§ Your goal
Leave out the pictures and restate the rest of the data exactly.

§ Source material
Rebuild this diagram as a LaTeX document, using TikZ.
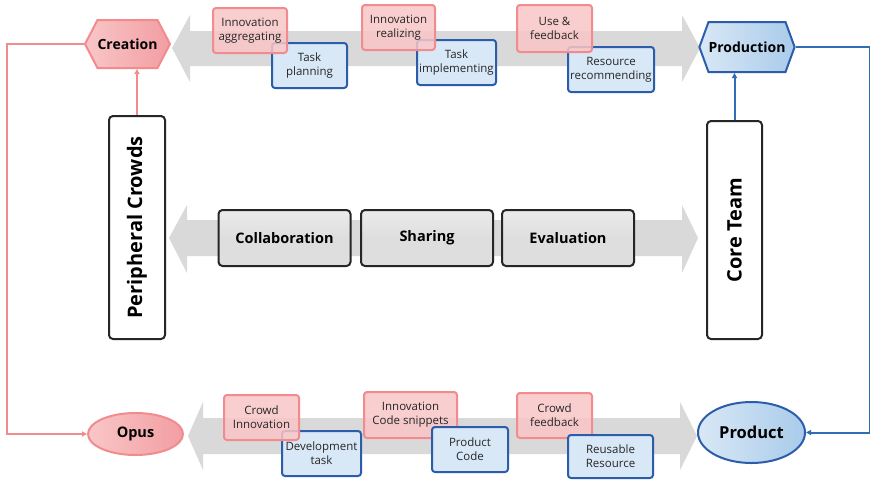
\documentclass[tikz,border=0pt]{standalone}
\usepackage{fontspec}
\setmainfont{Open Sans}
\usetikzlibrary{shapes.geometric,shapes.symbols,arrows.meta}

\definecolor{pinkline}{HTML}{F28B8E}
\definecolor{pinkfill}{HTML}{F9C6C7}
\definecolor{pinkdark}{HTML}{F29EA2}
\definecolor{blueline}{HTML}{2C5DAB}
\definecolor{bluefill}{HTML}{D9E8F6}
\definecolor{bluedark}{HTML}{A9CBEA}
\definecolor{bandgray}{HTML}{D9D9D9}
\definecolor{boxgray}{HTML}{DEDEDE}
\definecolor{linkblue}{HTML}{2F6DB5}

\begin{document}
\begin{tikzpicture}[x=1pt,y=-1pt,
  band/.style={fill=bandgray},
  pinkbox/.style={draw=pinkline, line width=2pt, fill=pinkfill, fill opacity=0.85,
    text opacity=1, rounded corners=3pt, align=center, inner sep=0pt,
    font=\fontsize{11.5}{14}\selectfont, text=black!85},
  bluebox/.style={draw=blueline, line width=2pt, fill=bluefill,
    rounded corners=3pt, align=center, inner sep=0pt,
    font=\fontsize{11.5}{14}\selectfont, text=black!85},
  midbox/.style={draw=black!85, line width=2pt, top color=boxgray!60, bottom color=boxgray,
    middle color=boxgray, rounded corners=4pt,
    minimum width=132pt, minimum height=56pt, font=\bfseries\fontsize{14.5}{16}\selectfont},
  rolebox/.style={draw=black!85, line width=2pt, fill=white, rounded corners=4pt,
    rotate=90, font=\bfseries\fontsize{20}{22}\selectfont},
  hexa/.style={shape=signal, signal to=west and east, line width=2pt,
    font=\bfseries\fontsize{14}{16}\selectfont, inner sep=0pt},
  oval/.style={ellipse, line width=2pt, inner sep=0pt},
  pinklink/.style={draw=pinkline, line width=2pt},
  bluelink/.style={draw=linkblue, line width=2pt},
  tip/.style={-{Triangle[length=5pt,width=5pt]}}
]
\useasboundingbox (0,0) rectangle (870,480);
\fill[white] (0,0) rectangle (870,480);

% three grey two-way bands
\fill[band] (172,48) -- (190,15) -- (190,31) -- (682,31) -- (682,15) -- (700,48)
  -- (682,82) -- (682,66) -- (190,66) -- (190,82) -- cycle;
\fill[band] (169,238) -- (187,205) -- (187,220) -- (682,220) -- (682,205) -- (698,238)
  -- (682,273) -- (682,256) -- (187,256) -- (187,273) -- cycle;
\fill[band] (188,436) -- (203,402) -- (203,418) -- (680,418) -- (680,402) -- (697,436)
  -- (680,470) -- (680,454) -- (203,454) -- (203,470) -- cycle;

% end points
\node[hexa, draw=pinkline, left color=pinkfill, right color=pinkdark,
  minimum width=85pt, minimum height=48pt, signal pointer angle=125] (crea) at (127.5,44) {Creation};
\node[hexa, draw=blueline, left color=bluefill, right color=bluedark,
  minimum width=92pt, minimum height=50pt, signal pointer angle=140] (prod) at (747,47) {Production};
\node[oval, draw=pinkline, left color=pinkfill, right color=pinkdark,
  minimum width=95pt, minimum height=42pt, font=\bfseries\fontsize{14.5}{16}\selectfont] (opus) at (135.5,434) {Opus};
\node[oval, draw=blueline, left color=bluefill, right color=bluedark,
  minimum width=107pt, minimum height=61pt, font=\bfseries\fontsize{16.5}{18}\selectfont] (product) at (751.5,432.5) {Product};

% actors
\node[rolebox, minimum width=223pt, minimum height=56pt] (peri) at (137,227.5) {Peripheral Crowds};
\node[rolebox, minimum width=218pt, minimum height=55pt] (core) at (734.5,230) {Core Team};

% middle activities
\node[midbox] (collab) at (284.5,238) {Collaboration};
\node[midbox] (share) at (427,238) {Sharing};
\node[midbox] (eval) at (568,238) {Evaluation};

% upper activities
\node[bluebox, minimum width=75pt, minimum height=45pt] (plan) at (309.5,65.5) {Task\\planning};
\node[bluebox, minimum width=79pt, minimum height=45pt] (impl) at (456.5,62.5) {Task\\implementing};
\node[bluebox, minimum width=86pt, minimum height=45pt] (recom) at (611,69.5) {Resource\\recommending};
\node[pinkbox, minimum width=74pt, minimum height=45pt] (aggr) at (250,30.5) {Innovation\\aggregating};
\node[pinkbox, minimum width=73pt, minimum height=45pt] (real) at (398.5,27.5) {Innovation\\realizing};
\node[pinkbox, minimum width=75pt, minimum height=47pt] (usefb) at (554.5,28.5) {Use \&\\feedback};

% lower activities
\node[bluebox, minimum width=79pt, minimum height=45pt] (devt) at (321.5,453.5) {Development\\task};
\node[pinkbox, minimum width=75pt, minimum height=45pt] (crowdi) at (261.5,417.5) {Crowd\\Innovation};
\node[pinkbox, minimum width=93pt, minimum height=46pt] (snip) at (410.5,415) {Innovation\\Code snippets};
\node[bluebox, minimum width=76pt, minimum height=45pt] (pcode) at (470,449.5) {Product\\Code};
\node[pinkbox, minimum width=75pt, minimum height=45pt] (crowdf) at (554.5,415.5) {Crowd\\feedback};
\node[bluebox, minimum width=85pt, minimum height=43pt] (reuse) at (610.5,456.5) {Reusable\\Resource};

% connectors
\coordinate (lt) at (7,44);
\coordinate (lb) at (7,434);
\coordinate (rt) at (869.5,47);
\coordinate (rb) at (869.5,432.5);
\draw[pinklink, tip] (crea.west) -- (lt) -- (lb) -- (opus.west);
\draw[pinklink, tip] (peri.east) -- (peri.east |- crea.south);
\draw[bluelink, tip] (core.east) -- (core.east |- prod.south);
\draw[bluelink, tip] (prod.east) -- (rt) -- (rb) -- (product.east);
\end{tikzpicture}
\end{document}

§ Solution for this problem
Rebuild this diagram as a LaTeX document, using TikZ.
\documentclass[tikz,border=0pt]{standalone}
\usepackage{fontspec}
\setmainfont{Open Sans}
\usetikzlibrary{shapes.geometric,shapes.symbols,arrows.meta}

\definecolor{pinkline}{HTML}{F28B8E}
\definecolor{pinkfill}{HTML}{F9C6C7}
\definecolor{pinkdark}{HTML}{F29EA2}
\definecolor{blueline}{HTML}{2C5DAB}
\definecolor{bluefill}{HTML}{D9E8F6}
\definecolor{bluedark}{HTML}{A9CBEA}
\definecolor{bandgray}{HTML}{D9D9D9}
\definecolor{boxgray}{HTML}{DEDEDE}
\definecolor{linkblue}{HTML}{2F6DB5}

\begin{document}
\begin{tikzpicture}[x=1pt,y=-1pt,
  band/.style={fill=bandgray},
  pinkbox/.style={draw=pinkline, line width=2pt, fill=pinkfill, fill opacity=0.85,
    text opacity=1, rounded corners=3pt, align=center, inner sep=0pt,
    font=\fontsize{11.5}{14}\selectfont, text=black!85},
  bluebox/.style={draw=blueline, line width=2pt, fill=bluefill,
    rounded corners=3pt, align=center, inner sep=0pt,
    font=\fontsize{11.5}{14}\selectfont, text=black!85},
  midbox/.style={draw=black!85, line width=2pt, top color=boxgray!60, bottom color=boxgray,
    middle color=boxgray, rounded corners=4pt,
    minimum width=132pt, minimum height=56pt, font=\bfseries\fontsize{14.5}{16}\selectfont},
  rolebox/.style={draw=black!85, line width=2pt, fill=white, rounded corners=4pt,
    rotate=90, font=\bfseries\fontsize{20}{22}\selectfont},
  hexa/.style={shape=signal, signal to=west and east, line width=2pt,
    font=\bfseries\fontsize{14}{16}\selectfont, inner sep=0pt},
  oval/.style={ellipse, line width=2pt, inner sep=0pt},
  pinklink/.style={draw=pinkline, line width=2pt},
  bluelink/.style={draw=linkblue, line width=2pt},
  tip/.style={-{Triangle[length=5pt,width=5pt]}}
]
\useasboundingbox (0,0) rectangle (870,480);
\fill[white] (0,0) rectangle (870,480);

% three grey two-way bands
\fill[band] (172,48) -- (190,15) -- (190,31) -- (682,31) -- (682,15) -- (700,48)
  -- (682,82) -- (682,66) -- (190,66) -- (190,82) -- cycle;
\fill[band] (169,238) -- (187,205) -- (187,220) -- (682,220) -- (682,205) -- (698,238)
  -- (682,273) -- (682,256) -- (187,256) -- (187,273) -- cycle;
\fill[band] (188,436) -- (203,402) -- (203,418) -- (680,418) -- (680,402) -- (697,436)
  -- (680,470) -- (680,454) -- (203,454) -- (203,470) -- cycle;

% end points
\node[hexa, draw=pinkline, left color=pinkfill, right color=pinkdark,
  minimum width=85pt, minimum height=48pt, signal pointer angle=125] (crea) at (127.5,44) {Creation};
\node[hexa, draw=blueline, left color=bluefill, right color=bluedark,
  minimum width=92pt, minimum height=50pt, signal pointer angle=140] (prod) at (747,47) {Production};
\node[oval, draw=pinkline, left color=pinkfill, right color=pinkdark,
  minimum width=95pt, minimum height=42pt, font=\bfseries\fontsize{14.5}{16}\selectfont] (opus) at (135.5,434) {Opus};
\node[oval, draw=blueline, left color=bluefill, right color=bluedark,
  minimum width=107pt, minimum height=61pt, font=\bfseries\fontsize{16.5}{18}\selectfont] (product) at (751.5,432.5) {Product};

% actors
\node[rolebox, minimum width=223pt, minimum height=56pt] (peri) at (137,227.5) {Peripheral Crowds};
\node[rolebox, minimum width=218pt, minimum height=55pt] (core) at (734.5,230) {Core Team};

% middle activities
\node[midbox] (collab) at (284.5,238) {Collaboration};
\node[midbox] (share) at (427,238) {Sharing};
\node[midbox] (eval) at (568,238) {Evaluation};

% upper activities
\node[bluebox, minimum width=75pt, minimum height=45pt] (plan) at (309.5,65.5) {Task\\planning};
\node[bluebox, minimum width=79pt, minimum height=45pt] (impl) at (456.5,62.5) {Task\\implementing};
\node[bluebox, minimum width=86pt, minimum height=45pt] (recom) at (611,69.5) {Resource\\recommending};
\node[pinkbox, minimum width=74pt, minimum height=45pt] (aggr) at (250,30.5) {Innovation\\aggregating};
\node[pinkbox, minimum width=73pt, minimum height=45pt] (real) at (398.5,27.5) {Innovation\\realizing};
\node[pinkbox, minimum width=75pt, minimum height=47pt] (usefb) at (554.5,28.5) {Use \&\\feedback};

% lower activities
\node[bluebox, minimum width=79pt, minimum height=45pt] (devt) at (321.5,453.5) {Development\\task};
\node[pinkbox, minimum width=75pt, minimum height=45pt] (crowdi) at (261.5,417.5) {Crowd\\Innovation};
\node[pinkbox, minimum width=93pt, minimum height=46pt] (snip) at (410.5,415) {Innovation\\Code snippets};
\node[bluebox, minimum width=76pt, minimum height=45pt] (pcode) at (470,449.5) {Product\\Code};
\node[pinkbox, minimum width=75pt, minimum height=45pt] (crowdf) at (554.5,415.5) {Crowd\\feedback};
\node[bluebox, minimum width=85pt, minimum height=43pt] (reuse) at (610.5,456.5) {Reusable\\Resource};

% connectors
\coordinate (lt) at (7,44);
\coordinate (lb) at (7,434);
\coordinate (rt) at (869.5,47);
\coordinate (rb) at (869.5,432.5);
\draw[pinklink, tip] (crea.west) -- (lt) -- (lb) -- (opus.west);
\draw[pinklink, tip] (peri.east) -- (peri.east |- crea.south);
\draw[bluelink, tip] (core.east) -- (core.east |- prod.south);
\draw[bluelink, tip] (prod.east) -- (rt) -- (rb) -- (product.east);
\end{tikzpicture}
\end{document}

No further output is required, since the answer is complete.